L’essentiel est de lever les yeux, d’explorer les rues adjacentes, de changer son trajet habituel. Votre smartphone est votre carnet de collection. Avec quelques hashtags pertinents (#streetartparis, #invaderwashere, #gzuplife…), vous rejoindrez une communauté mondiale de passionnés et contribuerez à l’archivage de cet art par nature éphémère.

L’art contemporain est-il une bulle financière ? Le cas des artistes stars et du marché de l’art

L’entrée fracassante du street art dans les galeries et les salles de vente pose une question plus large sur le marché de l’art contemporain. Comment la valeur est-elle créée ? Comment un artiste passe-t-il du statut de « vandale » à celui d’investissement financier ? Un des mécanismes les plus puissants de cette transition est la légitimation institutionnelle. Lorsqu’une institution publique (une mairie, un musée, l’État) commande ou achète l’œuvre d’un artiste, elle lui confère un label de reconnaissance qui fait automatiquement grimper sa cote sur le marché privé. En France, un dispositif méconnu a joué un rôle clé dans ce processus : le « 1% artistique ».

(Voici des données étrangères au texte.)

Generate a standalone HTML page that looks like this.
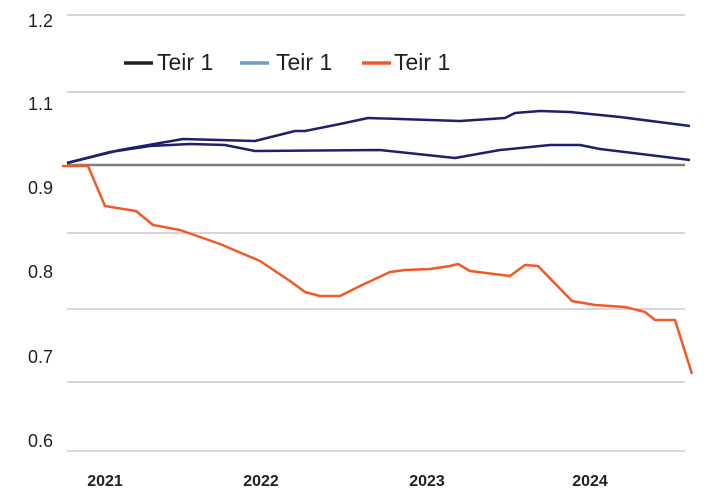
<!DOCTYPE html>
<html><head><style>body{margin:0;background:#fff}svg{display:block}</style></head><body>
<svg width="722" height="492" viewBox="0 0 722 492" font-family="Liberation Sans, sans-serif">
<g stroke="#bdbdbd" stroke-width="1.2">
<line x1="67" y1="15" x2="685" y2="15"/><line x1="67" y1="92" x2="685" y2="92"/>
<line x1="67" y1="233" x2="685" y2="233"/><line x1="67" y1="309" x2="685" y2="309"/>
<line x1="67" y1="382" x2="685" y2="382"/><line x1="67" y1="451" x2="685" y2="451"/>
</g>
<line x1="67" y1="165" x2="685" y2="165" stroke="#7f7f7f" stroke-width="2.5"/>
<g fill="#231f20" font-size="18" text-anchor="end">
<text x="53" y="27">1.2</text><text x="53" y="110">1.1</text><text x="53" y="194">0.9</text>
<text x="53" y="278">0.8</text><text x="53" y="363">0.7</text><text x="53" y="447">0.6</text>
</g>
<g fill="#231f20" font-size="16" font-weight="bold" text-anchor="middle">
<text x="105" y="486">2021</text><text x="261" y="486">2022</text><text x="427" y="486">2023</text><text x="590" y="486">2024</text>
</g>
<g font-size="23" fill="#231f20">
<line x1="124" y1="63" x2="153" y2="63" stroke="#231f20" stroke-width="3.5"/><text x="157" y="70">Teir 1</text>
<line x1="240" y1="63" x2="269" y2="63" stroke="#6f9ec4" stroke-width="3.5"/><text x="276" y="70">Teir 1</text>
<line x1="362" y1="63" x2="391" y2="63" stroke="#f05a28" stroke-width="3.5"/><text x="394" y="70">Teir 1</text>
</g>
<g fill="none" stroke-width="2.5" stroke-linejoin="round">
<polyline stroke="#1f1f6b" points="67,163 120,150 183,139 255,141 295,131 305,131 340,124 368,118 460,121 505,118 515,113 540,111 570,112 620,117 690,126"/>
<polyline stroke="#1f1f6b" points="67,163 110,152 150,146 190,144 225,145 240,148 255,151 380,150 455,158 500,150 550,145 580,145 600,149 690,160"/>
<polyline stroke="#f05a28" points="62,166 88,166 105,206 136,211 153,225 180,230 220,244 260,261 290,281 305,292 320,296 340,296 360,286 390,272 405,270 430,269 450,266 458,264 470,271 510,276 525,265 538,266 572,301 595,305 625,307 645,312 655,320 675,320 692,374"/>
</g>
</svg>
</body></html>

Créée en 1951, cette obligation légale impose aux maîtres d’ouvrage publics de consacrer 1% du coût de leurs constructions (écoles, commissariats, universités…) à la commande d’une œuvre d’art à un artiste vivant. Ce mécanisme a permis de financer plus de 12 400 projets sur tout le territoire français, impliquant plus de 4 000 artistes. Initialement pensé pour la sculpture ou la peinture, le 1% artistique s’est progressivement ouvert au street art. Des artistes comme Shepard Fairey (Obey), C215 ou Seth ont ainsi été invités à réaliser des fresques monumentales sur des bâtiments publics, payées par des fonds publics. C’est le cœur de l’économie paradoxale : l’État, qui par ailleurs dépense des millions pour effacer les graffitis, finance la consécration d’autres artistes issus du même mouvement.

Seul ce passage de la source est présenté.